On the other side of the hill from the airport, we encountered a couple of dozen bison lounging next to the road. They rolled in the dirt to try and remove parasites and generally posed for our pictures. Andrew was careful not to disturb them as he had a bison charge a jeep and break the front roll bar just a week previous. A 13-year-old who was probably throwing things at the bison was gored this Spring.
Our last activity was a voyage on the Nautilus Semi-Submersible from the central Green Pier in Avalon. The Nautilus looks a bit like Disneyland’s submarine ride and even has some of the same schtick that kids will enjoy. Be prepared to bring your credit card so you can purchase “fish food torpedoes” if you take the Nautilus with kids. You can fire fish food at two different feeding spots where the craft stops to see fish.
You sit next to large windows, but on the way out to the feeding spots, I only saw a few fish and some kelp. But when we reached our destination, the ship was surrounded by so many fish that, at times, they almost blocked out the light. The Nautilus also has outside lights so that it can run night tours.

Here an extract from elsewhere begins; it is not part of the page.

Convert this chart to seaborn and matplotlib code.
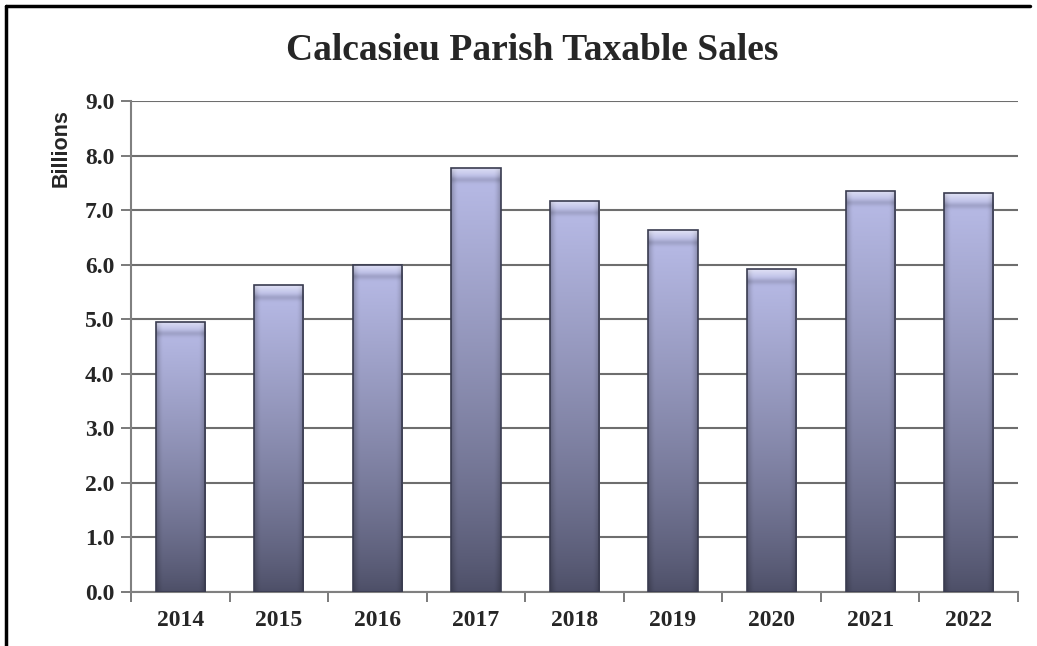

Like so many destinations these days, you can also go on a zipline tour in the hills above Avalon. The tour covers 5 different zip lines but also pauses in between to explain some of the wildlife, history, and ecology.
For a quieter trip, you can just lie on the beach as do many who come to the island.
We got to Catalina from Newport Beach via the Catalina Flyer. Boats also leave from Long Beach, or you can fly via helicopter to the island. Be advised that if the seas get rough in the winter, the ferries and barges that connect the island to the mainland stop running.
If you want to come for longer, there are definitely places to stay on the island. We stayed in a vacation rental provided by Catalina Island Vacation Rentals which was a lovely two-bedroom duplex and is for sale if you are looking for a place on Catalina.